In certain embodiments, metal silicide contact areas 352 can be formed on the second portion of semiconductor material 308. In practice, the metal silicide contact areas 352 can be concurrently formed with the metal silicide contact areas 350 (on the first portion of semiconductor material 304). In addition, metal silicide contact areas (not shown) may be formed on polycrystalline silicon gate material used for the gate structures 320 and 324. It should be apparent that FIG. 7 depicts the common substrate 302e after a number of known process steps have been performed. For the sake of brevity, these intermediate steps will not be described in detail. In practice, an appropriate silicidation process is performed to create the metal silicide contact areas 350 and 352. For example, a layer of silicide-forming metal (not shown) is deposited onto the surface of the stress-inducing semiconductor material 344 and onto the surface of the second portion of semiconductor material 308. The silicide-forming metal can be deposited, for example, by sputtering to a thickness of about 5-50 nm and preferably to a thickness of about 10 nm. The common substrate 302e is then heated, for example by rapid thermal annealing, to form the silicide contact areas 350 and 352. The silicide-forming metal can be, for example, cobalt, nickel, rhenium, ruthenium, or palladium, or alloys thereof. Any silicide-forming metal that is not in contact with exposed silicon does not react during heating and, therefore, does not form a silicide. This excess metal may be removed by wet etching or any suitable procedure.

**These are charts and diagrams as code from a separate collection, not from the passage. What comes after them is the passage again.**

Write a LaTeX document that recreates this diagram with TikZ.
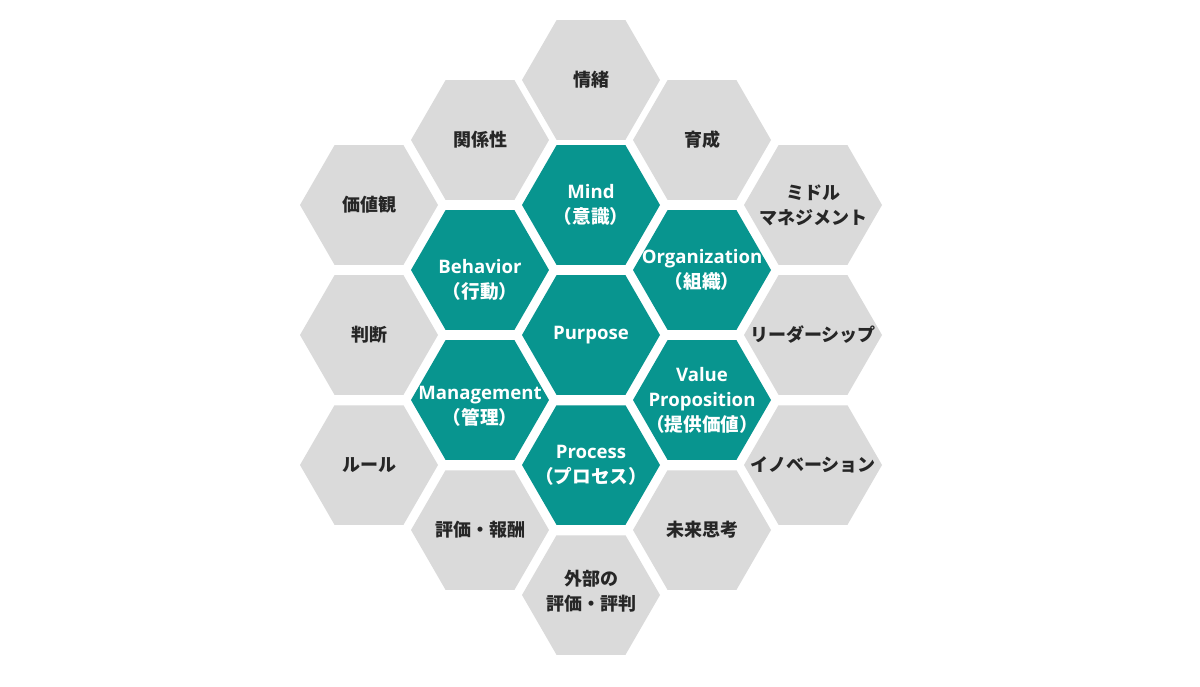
\documentclass[tikz,border=0pt]{standalone}
\usepackage{fontspec}
\setmainfont{Open Sans}
\newfontfamily\jp{Noto Sans CJK JP}
\usetikzlibrary{shapes.geometric}
\definecolor{hexteal}{HTML}{08958F}
\definecolor{hexgray}{HTML}{DADADA}
\definecolor{labelgray}{HTML}{262626}
\begin{document}
\begin{tikzpicture}[x=0.5pt,y=-0.5pt,
  cell/.style={regular polygon, regular polygon sides=6, minimum size=69pt, inner sep=0pt, outer sep=0pt},
  graycell/.style={cell, fill=hexgray},
  tealcell/.style={cell, fill=hexteal},
  graytext/.style={font=\jp\bfseries\fontsize{9}{12.5}\selectfont, text=labelgray, align=center},
  tealtext/.style={font=\bfseries\fontsize{9.3}{12.5}\selectfont, text=white, align=center}]
\fill[white] (0,0) rectangle (1200,686);
\useasboundingbox (0,0) rectangle (1200,686);

% outer ring
\node[graycell] (emotion) at (591,80) {};
\node[graycell] (relation) at (480,140) {};
\node[graycell] (growth) at (702,140) {};
\node[graycell] (values) at (369,205) {};
\node[graycell] (middle) at (813,205) {};
\node[graycell] (judge) at (369,335) {};
\node[graycell] (leader) at (813,335) {};
\node[graycell] (rules) at (369,465) {};
\node[graycell] (innov) at (813,465) {};
\node[graycell] (reward) at (480,530) {};
\node[graycell] (future) at (702,530) {};
\node[graycell] (external) at (591,595) {};

\node[graytext] (emotion-t) at (emotion) {情緒};
\node[graytext] (relation-t) at (relation) {関係性};
\node[graytext] (growth-t) at (growth) {育成};
\node[graytext] (values-t) at (values) {価値観};
\node[graytext] (middle-t) at (middle) {ミドル\\マネジメント};
\node[graytext] (judge-t) at (judge) {判断};
\node[graytext] (leader-t) at (leader) {リーダーシップ};
\node[graytext] (rules-t) at (rules) {ルール};
\node[graytext] (innov-t) at (innov) {イノベーション};
\node[graytext] (reward-t) at (reward) {評価・報酬};
\node[graytext] (future-t) at (future) {未来思考};
\node[graytext] (external-t) at ([yshift=2pt]external) {外部の\\評価・評判};

% inner ring
\node[tealcell] (mind) at (591,205) {};
\node[tealcell] (behavior) at (480,270) {};
\node[tealcell] (organization) at (702,270) {};
\node[tealcell] (purpose) at (591,335) {};
\node[tealcell] (management) at (480,400) {};
\node[tealcell] (value) at (702,400) {};
\node[tealcell] (process) at (591,465) {};

\node[tealtext] (mind-t) at (mind) {Mind\\{\jp（意識）}};
\node[tealtext] (behavior-t) at ([yshift=-5pt]behavior) {Behavior\\{\jp（行動）}};
\node[tealtext] (organization-t) at (organization) {Organization\\{\jp（組織）}};
\node[tealtext] (purpose-t) at (purpose) {Purpose};
\node[tealtext] (management-t) at ([yshift=-3pt]management) {Management\\{\jp（管理）}};
\node[tealtext] (value-t) at (value) {Value\\Proposition\\{\jp（提供価値）}};
\node[tealtext] (process-t) at (process) {Process\\{\jp（プロセス）}};
\end{tikzpicture}
\end{document}
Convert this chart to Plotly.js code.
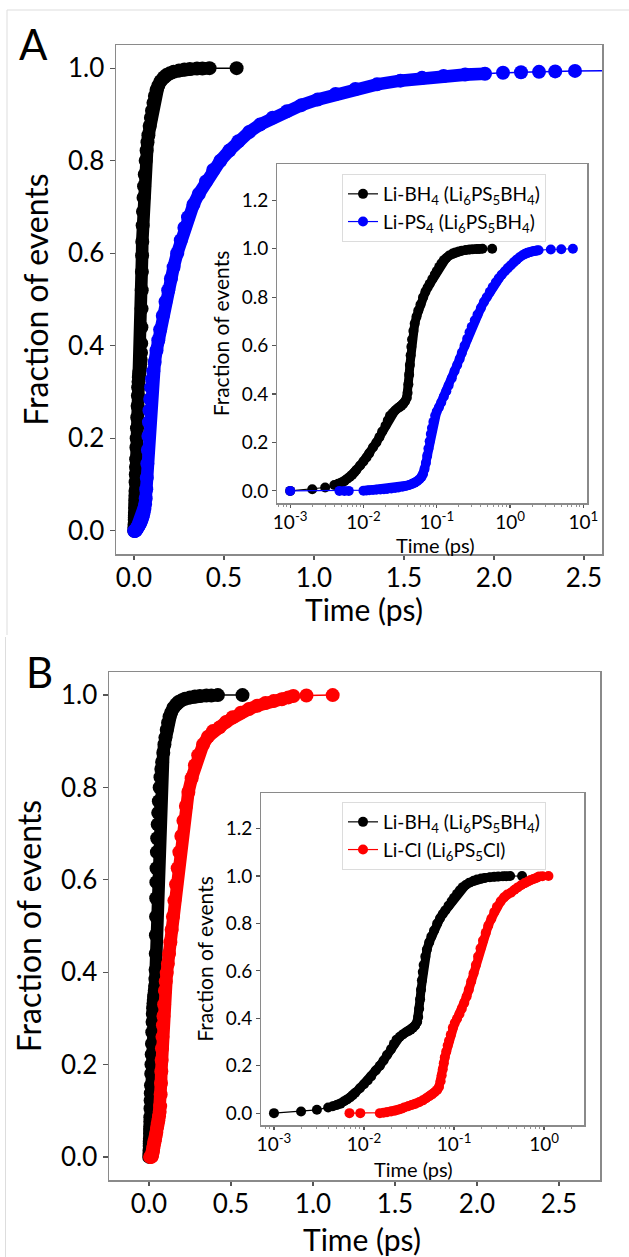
<!DOCTYPE html>
<html><head><meta charset="utf-8">
<script src="https://cdn.plot.ly/plotly-3.0.1.min.js"></script>
<style>html,body{margin:0;padding:0;background:#fff}#chart{width:629px;height:1257px}</style>
</head><body><div id="chart"></div>
<script>
// ---- data (time in ps, cumulative fraction of events) ----
const blackT = [0.001,0.002,0.003,0.004,0.0045,0.005,0.0055,0.006,0.0065,0.007,0.0075,0.008,0.009,0.010,0.011,0.012,0.0135,0.015,0.0165,0.018,0.020,0.0215,0.023,0.025,0.027,0.029,0.031,0.033,0.035,0.037,0.039,0.040,0.041,0.042,0.043,0.044,0.045,0.046,0.048,0.050,0.053,0.056,0.060,0.065,0.070,0.075,0.080,0.087,0.094,0.100,0.108,0.116,0.125,0.135,0.148,0.165,0.18,0.20,0.22,0.25,0.28,0.31,0.35,0.38,0.42,0.57];
const blackF = [0.0,0.007,0.014,0.024,0.029,0.034,0.040,0.050,0.058,0.066,0.076,0.086,0.105,0.122,0.138,0.155,0.180,0.200,0.222,0.245,0.270,0.292,0.310,0.322,0.332,0.340,0.346,0.352,0.360,0.370,0.385,0.405,0.440,0.480,0.520,0.560,0.595,0.625,0.660,0.690,0.720,0.745,0.770,0.800,0.822,0.840,0.855,0.875,0.893,0.908,0.925,0.940,0.953,0.962,0.972,0.980,0.985,0.989,0.992,0.995,0.997,0.998,0.999,0.999,1.0,1.0];

const blueT = [0.001,0.0047,0.0055,0.0063,0.0100,0.0110,0.0120,0.0135,0.015,0.017,0.019,0.021,0.024,0.027,0.030,0.034,0.038,0.042,0.046,0.050,0.054,0.058,0.062,0.065,0.068,0.071,0.074,0.077,0.080,0.083,0.086,0.090,0.095,0.100,0.107,0.115,0.125,0.135,0.145,0.16,0.175,0.19,0.205,0.22,0.24,0.26,0.28,0.30,0.33,0.36,0.40,0.44,0.48,0.53,0.58,0.64,0.70,0.77,0.85,0.93,1.02,1.12,1.23,1.35,1.48,1.60,1.72,1.84,1.95,2.05,2.15,2.25,2.34,2.45,3.6,5.0,7.2];
const blueF = [0.0,0.0,0.0,0.0,0.001,0.002,0.003,0.004,0.005,0.006,0.007,0.008,0.010,0.012,0.014,0.017,0.020,0.024,0.029,0.034,0.040,0.048,0.058,0.070,0.090,0.115,0.145,0.175,0.205,0.235,0.260,0.285,0.310,0.328,0.345,0.365,0.390,0.412,0.435,0.465,0.495,0.520,0.545,0.570,0.600,0.628,0.655,0.678,0.705,0.728,0.755,0.780,0.800,0.822,0.842,0.862,0.878,0.893,0.907,0.920,0.932,0.944,0.955,0.965,0.973,0.979,0.983,0.986,0.988,0.990,0.991,0.992,0.993,0.994,0.997,0.998,1.0];

const redT = [0.0069,0.0091,0.0150,0.0165,0.018,0.020,0.022,0.024,0.026,0.028,0.031,0.034,0.037,0.041,0.045,0.049,0.053,0.057,0.061,0.065,0.068,0.071,0.073,0.075,0.077,0.079,0.082,0.085,0.088,0.092,0.097,0.102,0.108,0.115,0.122,0.130,0.138,0.146,0.155,0.165,0.175,0.185,0.197,0.21,0.225,0.24,0.26,0.28,0.30,0.33,0.36,0.39,0.43,0.47,0.51,0.56,0.61,0.66,0.71,0.76,0.81,0.85,0.88,0.96,1.12];
const redF = [0.0,0.0,0.0,0.002,0.004,0.007,0.010,0.014,0.019,0.024,0.029,0.034,0.039,0.046,0.054,0.063,0.071,0.079,0.088,0.098,0.110,0.135,0.160,0.185,0.210,0.235,0.260,0.285,0.305,0.330,0.360,0.380,0.398,0.418,0.440,0.465,0.492,0.520,0.555,0.590,0.625,0.660,0.695,0.728,0.760,0.790,0.820,0.848,0.870,0.893,0.910,0.922,0.930,0.942,0.952,0.962,0.970,0.977,0.983,0.987,0.991,0.995,0.998,0.999,1.0];

const mainYTicks = [0,0.2,0.4,0.6,0.8,1.0];
const mainYTickText = ['0.0','0.2','0.4','0.6','0.8','1.0'];
const mainXTicks = [0,0.5,1,1.5,2,2.5];
const mainXTickText = ['0.0','0.5','1.0','1.5','2.0','2.5'];
const insetYTicks = [0,0.2,0.4,0.6,0.8,1.0,1.2];
const insetYTickText = ['0.0','0.2','0.4','0.6','0.8','1.0','1.2'];
const insetXTicksA = [0.001,0.01,0.1,1,10];
const insetXTickTextA = ['10<sup>-3</sup>','10<sup>-2</sup>','10<sup>-1</sup>','10<sup>0</sup>','10<sup>1</sup>'];
const insetXTicksB = [0.001,0.01,0.1,1];
const insetXTickTextB = ['10<sup>-3</sup>','10<sup>-2</sup>','10<sup>-1</sup>','10<sup>0</sup>'];

const nameBH4 = 'Li-BH<sub>4</sub> (Li<sub>6</sub>PS<sub>5</sub>BH<sub>4</sub>)';
const namePS4 = 'Li-PS<sub>4</sub> (Li<sub>6</sub>PS<sub>5</sub>BH<sub>4</sub>)';
const nameCl  = 'Li-Cl (Li<sub>6</sub>PS<sub>5</sub>Cl)';
const xTitle = 'Time (ps)';
const yTitle = 'Fraction of events';

// ---- drawing ----
const W = 629, H = 1257;
const px = v => v / W, py = v => 1 - v / H;
const FONT = 'Lato, "Noto Sans", sans-serif';
const FRAME = '#8a8a8a';
const MAIN_MS = 14, INSET_MS = 10;

function series(t, f, color, xa, ya, size, lw, dense, name, legend, showLegend) {
  const i0 = t.indexOf(dense[0]), i1 = t.indexOf(dense[1]);
  return [
    {x: t.slice(i0, i1 + 1), y: f.slice(i0, i1 + 1), xaxis: xa, yaxis: ya, mode: 'lines',
     line: {color: color, width: size * 0.9}, showlegend: false, hoverinfo: 'skip'},
    {x: t, y: f, xaxis: xa, yaxis: ya, mode: 'lines+markers', name: name,
     legend: legend, showlegend: showLegend,
     line: {color: color, width: lw}, marker: {color: color, size: size, line: {width: 0}}}
  ];
}

const traces = [].concat(
  series(blackT, blackF, '#000000', 'x', 'y', MAIN_MS, 1.5, [0.0045, 0.42], nameBH4, 'legend', false),
  series(blueT, blueF, '#0000ff', 'x', 'y', MAIN_MS, 1.5, [0.0100, 1.95], namePS4, 'legend', false),
  series(blackT, blackF, '#000000', 'x2', 'y2', INSET_MS, 1.2, [0.0045, 0.42], nameBH4, 'legend', true),
  series(blueT, blueF, '#0000ff', 'x2', 'y2', INSET_MS, 1.2, [0.0100, 1.95], namePS4, 'legend', true),
  series(blackT, blackF, '#000000', 'x3', 'y3', MAIN_MS, 1.5, [0.0045, 0.42], nameBH4, 'legend2', false),
  series(redT, redF, '#ff0000', 'x3', 'y3', MAIN_MS, 1.5, [0.0165, 0.88], nameCl, 'legend2', false),
  series(blackT, blackF, '#000000', 'x4', 'y4', INSET_MS, 1.2, [0.0045, 0.42], nameBH4, 'legend2', true),
  series(redT, redF, '#ff0000', 'x4', 'y4', INSET_MS, 1.2, [0.0165, 0.88], nameCl, 'legend2', true)
);

function axis(extra, tickSize, titleSize) {
  const a = Object.assign({
    showline: true, mirror: true, linecolor: FRAME, linewidth: 1.5,
    ticks: 'outside', ticklen: 5, tickwidth: 1.2, tickcolor: '#555',
    showgrid: false, zeroline: false, tickmode: 'array',
    tickfont: {size: tickSize, color: '#000'}
  }, extra);
  if (extra.title) a.title = Object.assign({font: {size: titleSize, color: '#000'}}, extra.title);
  return a;
}

const minorLog = {ticks: 'outside', ticklen: 2.5, tickwidth: 0.8, tickcolor: '#777', dtick: 'D1', showgrid: false};

function label(text, x, y, size, extra) {
  return Object.assign({text: text, xref: 'paper', yref: 'paper', x: px(x), y: py(y),
    xanchor: 'center', yanchor: 'middle', showarrow: false, font: {size: size, color: '#000'}}, extra || {});
}

const layout = {
  width: W, height: H, margin: {l: 0, r: 0, t: 0, b: 0},
  paper_bgcolor: '#fff', plot_bgcolor: '#fff',
  font: {family: FONT, color: '#000'},
  xaxis: axis({domain: [px(116), px(602)], range: [-0.1, 2.6], anchor: 'y', ticklen: 4, ticklabelstandoff: -4,
    tickvals: mainXTicks, ticktext: mainXTickText}, 26, 32),
  yaxis: axis({domain: [py(554), py(45)], range: [-0.05, 1.05], anchor: 'x',
    tickvals: mainYTicks, ticktext: mainYTickText, title: {text: yTitle, standoff: 10}}, 26, 32),
  xaxis2: axis({type: 'log', domain: [px(277), px(587)], range: [-3.18, 1.05], anchor: 'y2', ticklen: 3.5, ticklabelstandoff: -2,
    tickvals: insetXTicksA, ticktext: insetXTickTextA, minor: minorLog}, 19, 21),
  yaxis2: axis({domain: [py(503), py(164)], range: [-0.05, 1.35], anchor: 'x2', ticklen: 3.5,
    tickvals: insetYTicks, ticktext: insetYTickText, title: {text: yTitle, standoff: 6}}, 19, 21),
  xaxis3: axis({domain: [px(109), px(600)], range: [-0.244, 2.75], anchor: 'y3', ticklen: 4, ticklabelstandoff: -4,
    tickvals: mainXTicks, ticktext: mainXTickText}, 26, 32),
  yaxis3: axis({domain: [py(1180), py(672)], range: [-0.05, 1.05], anchor: 'x3',
    tickvals: mainYTicks, ticktext: mainYTickText, title: {text: yTitle, standoff: 10}}, 26, 32),
  xaxis4: axis({type: 'log', domain: [px(261), px(584)], range: [-3.144, 0.444], anchor: 'y4', ticklen: 3.5, ticklabelstandoff: -2,
    tickvals: insetXTicksB, ticktext: insetXTickTextB, minor: minorLog}, 19, 21),
  yaxis4: axis({domain: [py(1125), py(793)], range: [-0.05, 1.35], anchor: 'x4', ticklen: 3.5,
    tickvals: insetYTicks, ticktext: insetYTickText, title: {text: yTitle, standoff: 6}}, 19, 21),
  legend: {x: px(342), y: py(174), xanchor: 'left', yanchor: 'top', bgcolor: 'rgba(255,255,255,0.85)',
    bordercolor: '#dcdcdc', borderwidth: 1, font: {size: 19, color: '#000'}, tracegroupgap: 0},
  legend2: {x: px(342), y: py(802), xanchor: 'left', yanchor: 'top', bgcolor: 'rgba(255,255,255,0.85)',
    bordercolor: '#dcdcdc', borderwidth: 1, font: {size: 19, color: '#000'}, tracegroupgap: 0},
  annotations: [
    label('A', 33, 44, 42),
    label('B', 39, 672, 42),
    label(xTitle, 364, 609, 30),
    label(xTitle, 362, 1239, 30),
    label(xTitle, 435, 545, 20),
    label(xTitle, 414, 1169, 20)
  ],
  shapes: [
    {type: 'line', xref: 'paper', yref: 'paper', x0: px(7), x1: px(629), y0: py(10), y1: py(10), line: {color: '#dddddd', width: 1}},
    {type: 'line', xref: 'paper', yref: 'paper', x0: px(7), x1: px(7), y0: py(10), y1: py(635), line: {color: '#dddddd', width: 1}},
    {type: 'line', xref: 'paper', yref: 'paper', x0: px(5.5), x1: px(5.5), y0: py(637), y1: py(1257), line: {color: '#dddddd', width: 1}}
  ],
  showlegend: true
};

Plotly.newPlot('chart', traces, layout, {staticPlot: true, displayModeBar: false});
</script></body></html>
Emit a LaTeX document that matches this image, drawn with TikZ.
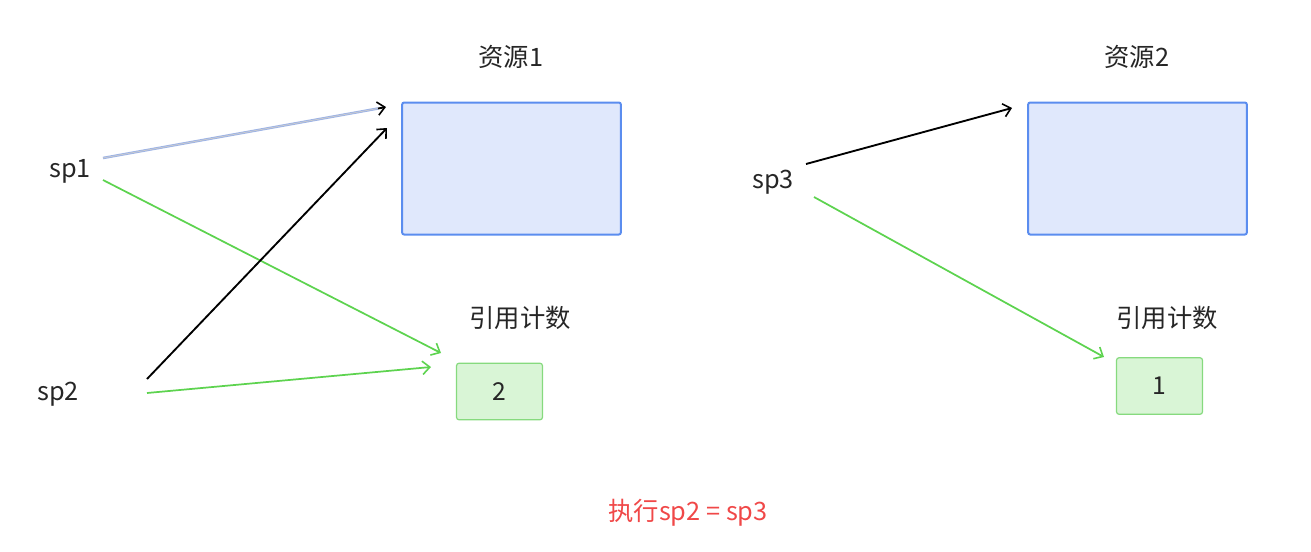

Thereafter, any number of known process steps can be performed to complete the fabrication of the PMOS transistor devices (and, if applicable, any NMOS transistor devices on the common substrate 302). For the sake of brevity, these process steps and the resulting PMOS transistor devices are not shown or described here. Thus, PMOS transistor devices can be manufactured in the manner described here such that some of them (e.g., those with a relatively high number of gate fingers) utilize compressive stressor regions, while others (e.g., those with a relatively low number of gate fingers) do not include compressive stressor regions. In this regard, FIG. 7 illustrates how the STI material imparts inward compressive stress 360 on the channel region 330 of the second PMOS transistor device structure 310, while the stress-inducing semiconductor material 344 imparts localized compressive stress 362 on the channel regions 332 of the first PMOS transistor device structure 308.

While at least one exemplary embodiment has been presented in the foregoing detailed description, it should be appreciated that a vast number of variations exist. It should also be appreciated that the exemplary embodiment or embodiments described herein are not intended to limit the scope, applicability, or configuration of the claimed subject matter in any way. Rather, the foregoing detailed description will provide those skilled in the art with a convenient road map for implementing the described embodiment or embodiments. It should be understood that various changes can be made in the function and arrangement of elements without departing from the scope defined by the claims, which includes known equivalents and foreseeable equivalents at the time of filing this patent application.